Allard Pierson starts international research on twelve mummy portraits

The Allard Pierson is launching an international study of twelve mummy portraits, two from its own collection and ten from partner museums in Europe, with the help of advanced analysis techniques. The aim of the study is to learn more about how and where the portraits were made.

Initiated by the Allard Pierson, the study is being undertaken in collaboration with the NICAS (Netherlands Institute for Conservation+Art+Science+) and the National Gallery of Art in Washington D.C. The twelve mummy portraits will be displayed along with twenty other specimens in the exhibition Face to Face: The People Behind the Mummy Portraits at the Allard Pierson, starting on 6 October 2023. This is the first exhibition of Ancient Egyptian mummy portraits in the Netherlands.

Mummy portraits (head and shoulders) are painted on wooden panels that are placed over the faces of mummified persons after the body has been treated and wrapped. They were made during Roman times in Egypt and date from the first to the fourth centuries AD. These are the earliest known painted works of realistic portraiture that we know of. Around 1,100 are in existence around the world, five of them at the Allard Pierson.

The main goal of the study is to find out more about how the portraits were made and what materials were used. For a long time, such portraits were mostly viewed from an art-historical and culture-historical perspective, but research into how they were made has gained in importance in recent decades. That can tell us something about where the maker got the wood and pigments, about alterations to the portrait, but above all about the individual depicted, the deceased. 

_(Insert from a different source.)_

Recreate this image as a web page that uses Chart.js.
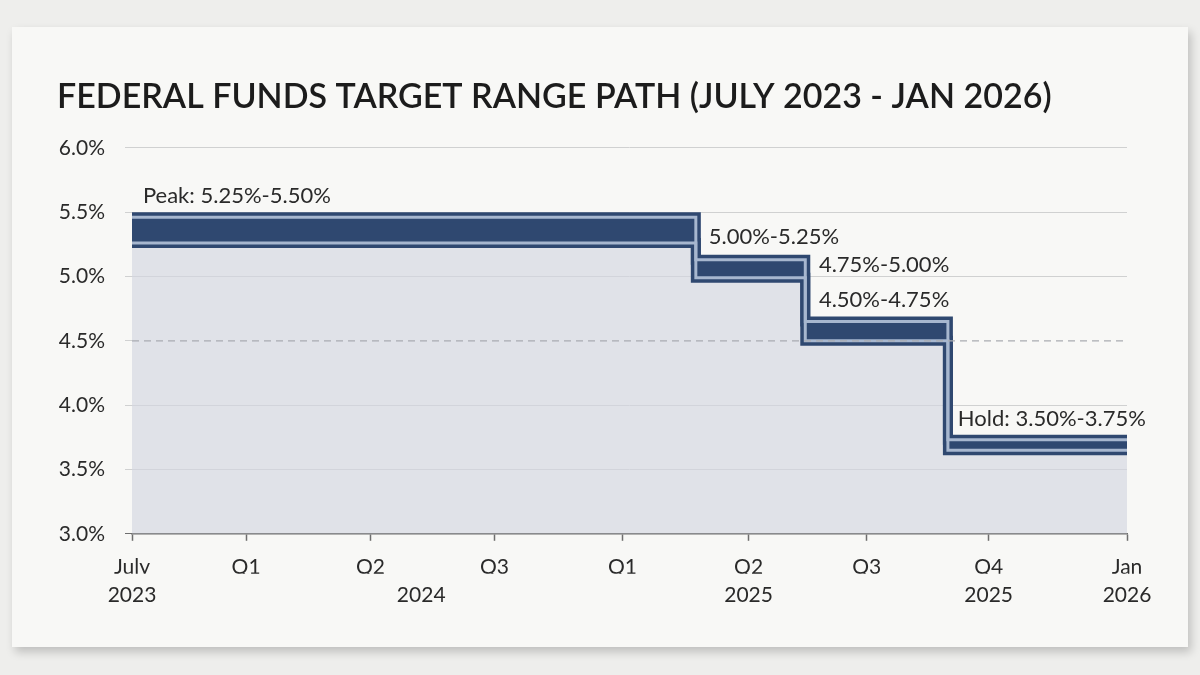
<!DOCTYPE html>
<html>
<head>
<meta charset="utf-8">
<title>Federal Funds Target Range Path</title>
<script src="https://cdn.jsdelivr.net/npm/chart.js@4.4.1/dist/chart.umd.min.js"></script>
<style>
  html, body { margin: 0; padding: 0; background: #eeeeec; }
  #card {
    position: absolute; left: 12px; top: 27px; width: 1176px; height: 620px;
    background: #f8f8f6; box-shadow: 3px 5px 9px rgba(0, 0, 0, 0.2);
  }
  canvas { display: block; }
</style>
</head>
<body>
<div id="card"><canvas id="rateChart" width="1176" height="620"></canvas></div>
<script>
// months after July 2023 where each range starts (last point = Jan 2026)
const stepMonths = [0, 17.0, 20.3, 24.6, 30];
const upperBound = [5.46, 5.13, 4.65, 3.73, 3.73];
const lowerBound = [5.26, 4.99, 4.50, 3.65, 3.65];
const refLevel = 4.5;

const quarterTicks = [0, 3.44, 7.19, 10.93, 14.79, 18.59, 22.15, 25.83, 30];
const quarterLabels = ['July', 'Q1', 'Q2', 'Q3', 'Q1', 'Q2', 'Q3', 'Q4', 'Jan'];
const yearTicks = [0, 8.72, 18.59, 25.83, 30];
const yearLabels = ['2023', '2024', '2025', '2025', '2026'];

const notes = [
  { text: 'Peak: 5.25%-5.50%', x: 0.33, y: 5.63 },
  { text: '5.00%-5.25%', x: 17.39, y: 5.31 },
  { text: '4.75%-5.00%', x: 20.71, y: 5.09 },
  { text: '4.50%-4.75%', x: 20.71, y: 4.82 },
  { text: 'Hold: 3.50%-3.75%', x: 24.9, y: 3.89 }
];

const NAVY = '#2f4870';
const INNER = '#a7b7cf';
const AXIS = '#6e6e6e';
const GRID = '#d0d1d1';
const TEXT = '#2a2a2a';
const FONT = 'Lato';

const upperPts = stepMonths.map((m, i) => ({ x: m, y: upperBound[i] }));
const lowerPts = stepMonths.map((m, i) => ({ x: m, y: lowerBound[i] }));

const notePlugin = {
  id: 'notes',
  afterDatasetsDraw(chart) {
    const { ctx, scales: { x, y } } = chart;
    ctx.save();
    ctx.font = '22px ' + FONT;
    ctx.fillStyle = TEXT;
    ctx.textAlign = 'left';
    ctx.textBaseline = 'middle';
    notes.forEach(n => ctx.fillText(n.text, x.getPixelForValue(n.x), y.getPixelForValue(n.y)));
    ctx.restore();
  }
};

const stepLine = (data, color, width) => ({
  data: data, stepped: true, borderColor: color, borderWidth: width,
  borderJoinStyle: 'miter', pointRadius: 0, fill: false
});

new Chart(document.getElementById('rateChart'), {
  type: 'line',
  data: {
    datasets: [
      {
        data: [{ x: 0, y: refLevel }, { x: 30, y: refLevel }],
        borderColor: '#a9acb1', borderWidth: 1.3, borderDash: [7, 5], pointRadius: 0, fill: false
      },
      stepLine(upperPts, INNER, 3),
      stepLine(lowerPts, INNER, 3),
      Object.assign(stepLine(upperPts, NAVY, 10), { fill: 4, backgroundColor: NAVY }),
      Object.assign(stepLine(lowerPts, NAVY, 10), { fill: 'start', backgroundColor: 'rgba(210, 214, 224, 0.65)' })
    ]
  },
  options: {
    responsive: false,
    animation: false,
    layout: { padding: { left: 45, right: 61, top: 20, bottom: 30 } },
    plugins: {
      legend: { display: false },
      tooltip: { enabled: false },
      title: {
        display: true,
        text: 'FEDERAL FUNDS TARGET RANGE PATH (JULY 2023 - JAN 2026)',
        align: 'start',
        color: '#1c1c1c',
        font: { family: FONT, size: 34, weight: 600 },
        padding: { top: 30, bottom: 30 }
      }
    },
    scales: {
      x: {
        type: 'linear', min: 0, max: 30, position: 'bottom',
        afterBuildTicks: s => { s.ticks = quarterTicks.map(v => ({ value: v })); },
        afterFit: s => { s.height = 40; },
        ticks: {
          autoSkip: false, maxRotation: 0, padding: 14, color: TEXT,
          font: { family: FONT, size: 21 },
          callback: (v, i) => quarterLabels[i]
        },
        grid: { drawOnChartArea: false, tickLength: 7, tickColor: AXIS, tickWidth: 1.5 },
        border: { display: true, color: AXIS, width: 1.5 }
      },
      x2: {
        type: 'linear', min: 0, max: 30, position: 'bottom',
        afterBuildTicks: s => { s.ticks = yearTicks.map(v => ({ value: v })); },
        ticks: {
          autoSkip: false, maxRotation: 0, padding: 9, color: TEXT,
          font: { family: FONT, size: 21 },
          callback: (v, i) => yearLabels[i]
        },
        grid: { display: false, drawTicks: false },
        border: { display: false }
      },
      y: {
        min: 3, max: 6,
        afterFit: s => { s.width = 75; },
        ticks: {
          stepSize: 0.5, padding: 20, color: TEXT,
          font: { family: FONT, size: 21 },
          callback: v => v.toFixed(1) + '%'
        },
        grid: {
          tickLength: 7, lineWidth: 1,
          color: c => c.tick.value === refLevel ? 'rgba(0,0,0,0)' : (c.tick.value === 3 ? AXIS : GRID),
          tickColor: c => c.tick.value === 3 ? AXIS : GRID
        },
        border: { display: false }
      }
    }
  },
  plugins: [notePlugin]
});
</script>
</body>
</html>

Because the researchers use various non-invasive analysis techniques, the mummy portraits do not need to be touched during the research and no sampling is necessary. This research starts in April in collaboration with the NICAS, whose partners include the Rijksmuseum, and the National Gallery of Art in Washington D.C. The study includes analyses of paint layers, pigments and other materials both on and beneath the surface of the mummy portraits.

The exhibition draws on current knowledge of mummy portraiture and the provisional results of the above-mentioned material and technical research, which runs until June 2024. The Allard Pierson is working on this project with research partners in Belgium, Germany, the Netherlands and the United States, and relies on the expertise of around fifty international museum partners who together make up the APPEAR network (Ancient Panel Paintings: Examination, Analysis and Research project), which includes the Allard Pierson and which is coordinated by the J. Paul Getty Museum.

Partners in the research project are Museum August Kestner (Hannover), Musée Royal de Mariemont (Morlanwelz), Reiss-Engelhorn-Museen (Mannheim), Ägyptische Sammlung HCCH der Universität Heidelberg.